# My Crew



## Joys (Jan 12, 2004)

Hello Everyone! New to the board so I thought I'd show off my babies...

Lilly









Howie

















My newest addition Dinky


----------



## Heather102180 (Nov 19, 2003)

What cute babies you have! I love Dinky's markings!!


----------



## Bean (Mar 10, 2003)

Howie's awesome - I love grey cats.


----------



## Ioana (Jul 12, 2003)

Welcome to the forum! 
Lovely kitties 
Doesn't Howie look like Barnaby?


----------



## Joys (Jan 12, 2004)

Thanks All! I just checked out Barnaby and he does look ALOT like Howie!


----------



## maymariya (Sep 27, 2003)

cuties! out of curiosity, what breed is Howie? (or is he a mixed breed?)


----------



## Joys (Jan 12, 2004)

Thanks!
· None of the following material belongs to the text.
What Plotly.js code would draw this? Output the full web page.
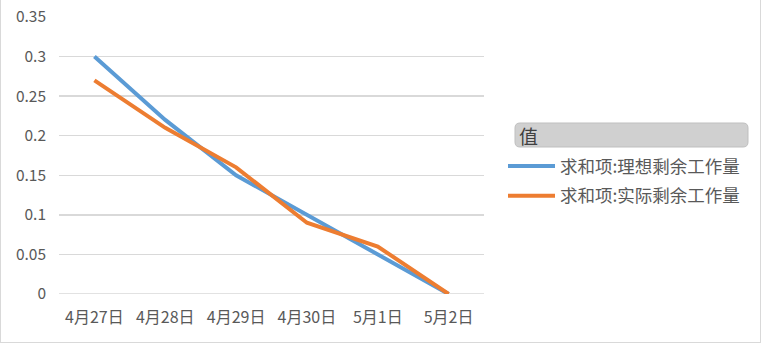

Howie is a mix between a Russian Blue and Siamese.


----------



## eurocat (Jan 10, 2004)

dinky is so cute  how old is he?


----------



## Joys (Jan 12, 2004)

Thank you. Shes about 6 months.


----------



## kitkat (Sep 22, 2003)

Oh they're all so cute! Lilly is the color of my Twinkie! I went to the shelter the other day and saw a cat that looked just like Howie, almost wanted to take it home...... :wink:


----------



## Lori (Jun 8, 2003)

They are lovely!


----------



## Joys (Jan 12, 2004)

Thanks all <<))


----------



## Exiva (Jan 13, 2004)

I just love Dinky..........he is adorable.........is he 2 months old???

Howie is beautiful, they all are...I wish I had more cats, I have just one.... <<))


----------



## Joys (Jan 12, 2004)

Dinky is 6 months old. I found Dinky outside of my house one morning lying in the bushes. She was so thin and cold. She was so sick she couldn't even eat solid food or stand for that matter. I thought she was a 10 week old kitten, I found out from the Vet that she had been malnourished for so long that she had stopped growing. When I first found her I really didn't think she would make it. I kept telling myself, "I'll just get her back on her feet and find her a good home." I couldn't resist, I fell inlove with her :roll:


----------



## kristi (Sep 19, 2003)

Ooo, Howie is a big cuddlebear!!


----------



## Joys (Jan 12, 2004)

Hehehe, he looks so innocent in pictures.... :twisted:


----------



## seashell (Dec 5, 2003)

*Mr crew*

Three beautiful cats - and all so different from each other.
Well done for rescuing Dinky. * Of course* you had to keep her after all that. She looks in great shape, now.

seashell


----------



## Kitty (Dec 16, 2002)

Your three cats a beautiful. Howie looks a lot like my oldest cat Hayley. I always wondered what breed she was so maybe she is the same as yours.


----------



## Joys (Jan 12, 2004)

Thanks guys! All of your babies are very beautiful as well


----------



## PrincessClaire (Jan 16, 2004)

They are all absoloutly gorgeous


----------



## Joys (Jan 12, 2004)

Thank You


----------